Pas de travail de nuit dans les commerces !
Bien que la loi affirme son caractère exceptionnel, et malgré de nombreuses études montrant sa nocivité pour la santé, le travail de nuit ne cesse de progresser. 23 % des salariés (5,5 millions) travaillent aujourd'hui entre 20 heures et minuit et 9 % (2,2 millions) entre minuit et 5 heures (Dares analyses, juin 2018).
Si travail nocturne se justifie pleinement dans certains secteurs, là où l'activité ne peut s'interrompre (hôpitaux par exemple), il en va autrement pour les commerces.
Offensive patronale dans le secteur du commerce
L'idée n'est pas nouvelle, mais elle fait son chemin : la liberté de vendre et de consommer des produits et des services à toute heure pourrait justifier l'ouverture des commerces la nuit.

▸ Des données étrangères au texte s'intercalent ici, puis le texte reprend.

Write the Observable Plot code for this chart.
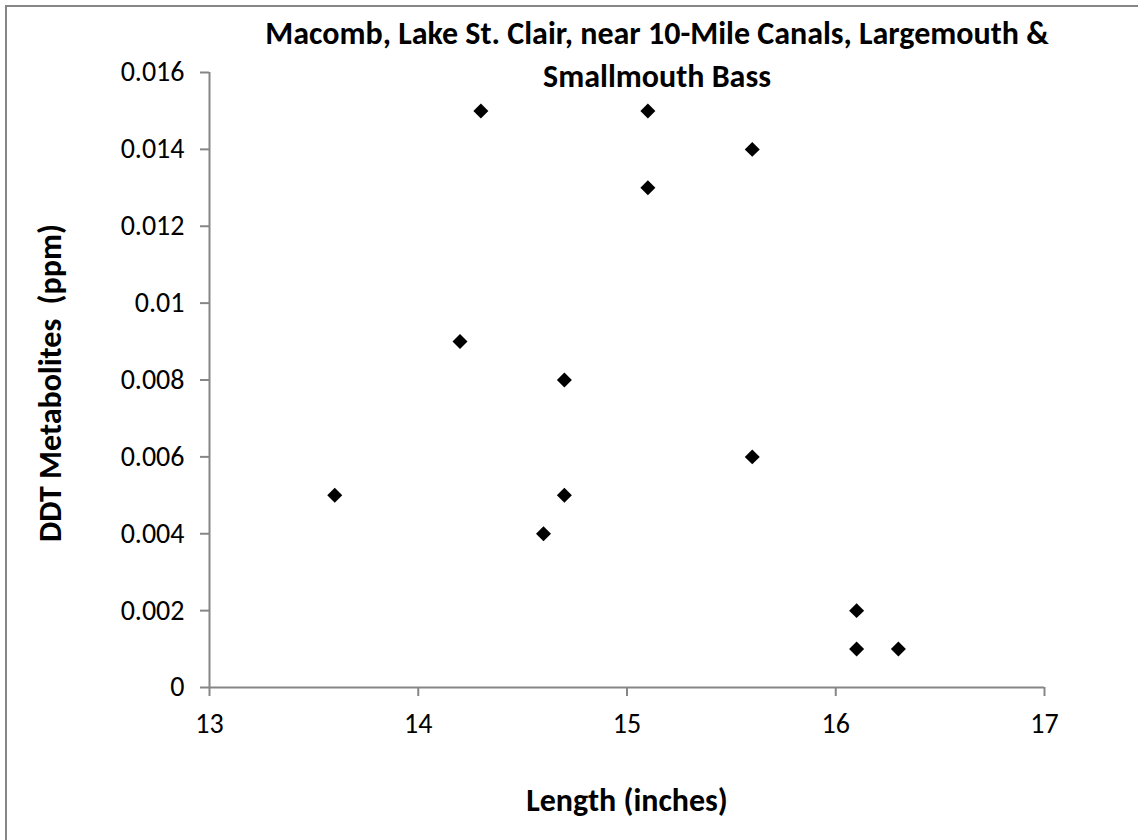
<!DOCTYPE html>
<html>
<head>
<meta charset="utf-8">
<script src="https://cdn.jsdelivr.net/npm/d3@7"></script>
<script src="https://cdn.jsdelivr.net/npm/@observablehq/plot@0.6"></script>
<style>
  body { margin: 0; background: #fff; }
  #wrap { position: relative; width: 1138px; height: 840px; overflow: hidden; }
  .bl { position: absolute; left: 5px; top: 5px; width: 2px; height: 840px; background: #868686; }
  .bt { position: absolute; left: 5px; top: 5px; height: 2px; width: 1140px; background: #868686; }
</style>
</head>
<body>
<div id="wrap"><div class="bl"></div><div class="bt"></div></div>
<script>
const titleLines = ["Macomb, Lake St. Clair, near 10-Mile Canals, Largemouth &", "Smallmouth Bass"];
const xLabel = "Length (inches)";
const yLabel = "DDT Metabolites  (ppm)";
const lengths = [13.6, 14.2, 14.3, 14.6, 14.7, 14.7, 15.1, 15.1, 15.6, 15.6, 16.1, 16.1, 16.3];
const ddt = [0.005, 0.009, 0.015, 0.004, 0.008, 0.005, 0.015, 0.013, 0.014, 0.006, 0.002, 0.001, 0.001];
const xTicks = [13, 14, 15, 16, 17];
const yTicks = [0, 0.002, 0.004, 0.006, 0.008, 0.01, 0.012, 0.014, 0.016];

const data = lengths.map((x, i) => ({x, y: ddt[i]}));
const font = "Carlito, Lato, 'Open Sans', sans-serif";
const axisColor = "#868686";

const chart = Plot.plot({
  width: 1138,
  height: 840,
  marginLeft: 209,
  marginRight: 94,
  marginTop: 72,
  marginBottom: 153,
  style: {fontFamily: font, fontSize: "28px", background: "transparent", color: "#000"},
  x: {domain: [13, 17]},
  y: {domain: [0, 0.016]},
  marks: [
    Plot.axisX({ticks: xTicks, tickSize: 9, tickPadding: 17, stroke: axisColor, strokeWidth: 2, label: null, tickFormat: d => String(d), fontSize: 28, fill: "#000"}),
    Plot.axisY({ticks: yTicks, tickSize: 9, tickPadding: 16, stroke: axisColor, strokeWidth: 2, label: null, tickFormat: d => String(+d.toFixed(3)), fontSize: 28, fill: "#000"}),
    Plot.ruleX([13], {stroke: axisColor, strokeWidth: 2}),
    Plot.ruleY([0], {stroke: axisColor, strokeWidth: 2}),
    Plot.dot(data, {x: "x", y: "y", symbol: "diamond2", r: 6.75, fill: "#000", stroke: null}),
    Plot.text([xLabel], {frameAnchor: "bottom", dy: 113, text: d => d, fontWeight: "bold", fontSize: 32, lineAnchor: "middle", textAnchor: "middle"}),
    Plot.text([yLabel], {frameAnchor: "left", dx: -159, dy: 3, rotate: -90, text: d => d, fontWeight: "bold", fontSize: 32, lineAnchor: "middle", textAnchor: "middle"}),
    Plot.text([titleLines[0]], {frameAnchor: "top", dx: 30, dy: -38.5, text: d => d, fontWeight: "bold", fontSize: 32, lineAnchor: "middle", textAnchor: "middle"}),
    Plot.text([titleLines[1]], {frameAnchor: "top", dx: 30, dy: 4, text: d => d, fontWeight: "bold", fontSize: 32, lineAnchor: "middle", textAnchor: "middle"})
  ]
});
chart.style.position = "absolute";
chart.style.left = "0px";
chart.style.top = "0px";
document.getElementById("wrap").appendChild(chart);
</script>
</body>
</html>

Certaines enseignes n'hésitent pas à se mettre régulièrement hors la loi pour maintenir la pression. Les sagas judiciaires Sephora, Monoprix, Metro, ou Carrefour City montrent toute l'énergie déployée pour banaliser le recours au travail de nuit. Les mêmes arguments sont martelés de façon récurrente à l'occasion de ces procès très médiatisés : recherche de conditions « optimales » d'ouverture au public, volonté de répondre à une « demande grandissante de la clientèle » « nécessité » de s'adapter aux horaires tardifs, etc.
Le recours au travail de nuit interdit
Sauf accord collectif fixant des horaires différents, toute heure de travail accomplie entre 21 heures et 6 heures est du travail de nuit (art. L. 3122-20 C. trav.). Aujourd'hui, l'employeur ne peut y avoir recours que lorsque ces trois conditions sont réunies (art. L. 3122-1 du C. trav.) :
- le travail de nuit est exceptionnel (dans le sens strictement indispensable) ;
- il prend en compte les impératifs de protection de la santé et de la sécurité des travailleurs ;
- il est justifié par la nécessité d’assurer la continuité de l’activité économique ou un service d’utilité sociale.
Une ouverture tardive, quel que soit le positionnement commercial et concurrentiel de l'enseigne, n'est pas nécessaire pour assurer la continuité de l'activité économique y compris dans une zone qualifiée de « forte affluence nocturne » (Cass. crim. 11 déc. 2018, n° 17-87432). Le recours au travail de nuit est donc impossible dans les commerces, même si la convention collective du commerce de détail indique le contraire (Cass. soc. 7 janv. 2020, n° 18-83074).
Autre principe fondamental posé par les juges : le fait que des salariés soient volontaires pour travailler la nuit n'autorise pas la violation des règles légales d'ordre public encadrant le recours au travail de nuit (Cass. crim. 16 oct. 2018, n° 17-83703).
Le travail en soirée possible uniquement dans les zones touristiques
Le travail « en soirée » a été instauré par la loi Macron du 6 août 2015 pour contourner l'interdiction du travail de nuit dans les commerces. Cette loi autorise les ouvertures tardives – jusqu'à minuit – dans certains établissements de vente au détail. Ces trois conditions doivent être réunies (art. L. 3122-4 C. trav.) :
- l'établissement est situé dans une zone touristique internationale (ZTI, zones définies par arrêtés interministériels) ;
- un accord collectif prévoit la mise en place du travail en soirée (accord d’entreprise, accord de branche, ou accord territorial) ;
- les salariés sont volontaires pour travailler en soirée.